▸ **Exercise**
Print word for word the first line of the listing below and every line after it, through the line with "label_shift = [-8.7, -1, 5.4, 1.9, -1]". Leave out the pictures and the rest.
____________________
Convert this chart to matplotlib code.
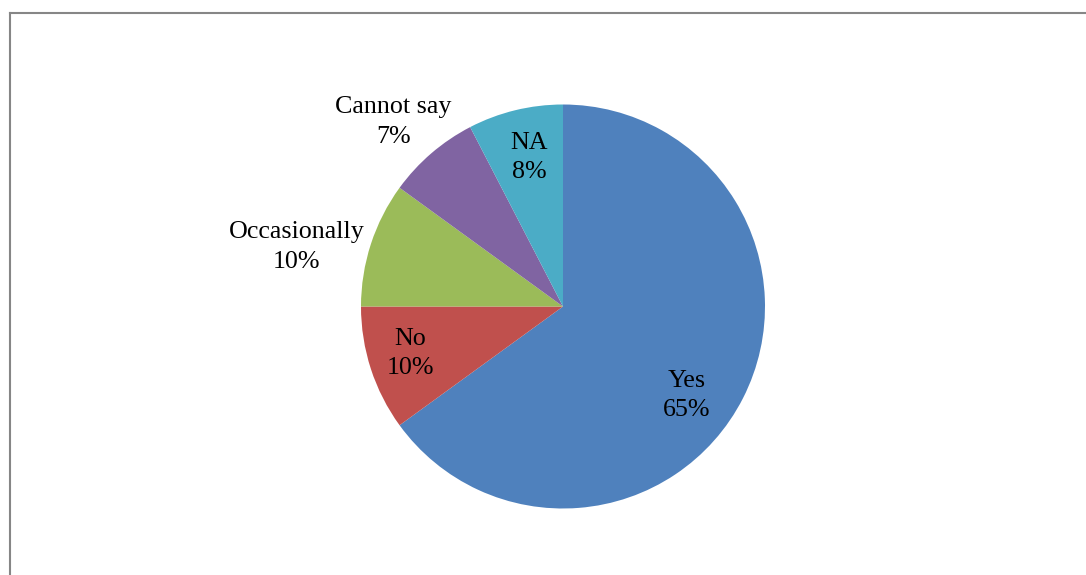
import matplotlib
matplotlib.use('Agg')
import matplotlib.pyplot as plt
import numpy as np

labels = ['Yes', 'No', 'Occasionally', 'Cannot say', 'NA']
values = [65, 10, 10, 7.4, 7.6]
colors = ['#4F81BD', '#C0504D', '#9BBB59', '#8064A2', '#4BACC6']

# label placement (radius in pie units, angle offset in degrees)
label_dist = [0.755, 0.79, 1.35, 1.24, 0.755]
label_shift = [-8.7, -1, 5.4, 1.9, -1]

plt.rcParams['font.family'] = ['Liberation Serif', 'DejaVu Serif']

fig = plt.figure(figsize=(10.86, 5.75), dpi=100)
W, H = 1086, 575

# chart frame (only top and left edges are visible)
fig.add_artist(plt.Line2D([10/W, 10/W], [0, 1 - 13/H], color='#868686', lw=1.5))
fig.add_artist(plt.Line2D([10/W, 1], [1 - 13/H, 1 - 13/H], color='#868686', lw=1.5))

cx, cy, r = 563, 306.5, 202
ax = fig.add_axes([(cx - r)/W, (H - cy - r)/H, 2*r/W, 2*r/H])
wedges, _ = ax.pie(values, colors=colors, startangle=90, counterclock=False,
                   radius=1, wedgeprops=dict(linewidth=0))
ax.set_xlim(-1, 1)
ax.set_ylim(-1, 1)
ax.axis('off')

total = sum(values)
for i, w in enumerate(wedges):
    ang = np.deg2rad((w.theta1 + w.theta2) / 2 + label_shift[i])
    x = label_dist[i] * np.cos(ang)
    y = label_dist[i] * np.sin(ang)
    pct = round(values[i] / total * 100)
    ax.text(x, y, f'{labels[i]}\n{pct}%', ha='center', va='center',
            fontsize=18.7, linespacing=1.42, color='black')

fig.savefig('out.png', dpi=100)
____________________
▸ **Written reply**
Convert this chart to matplotlib code.
import matplotlib
matplotlib.use('Agg')
import matplotlib.pyplot as plt
import numpy as np

labels = ['Yes', 'No', 'Occasionally', 'Cannot say', 'NA']
values = [65, 10, 10, 7.4, 7.6]
colors = ['#4F81BD', '#C0504D', '#9BBB59', '#8064A2', '#4BACC6']

# label placement (radius in pie units, angle offset in degrees)
label_dist = [0.755, 0.79, 1.35, 1.24, 0.755]
label_shift = [-8.7, -1, 5.4, 1.9, -1]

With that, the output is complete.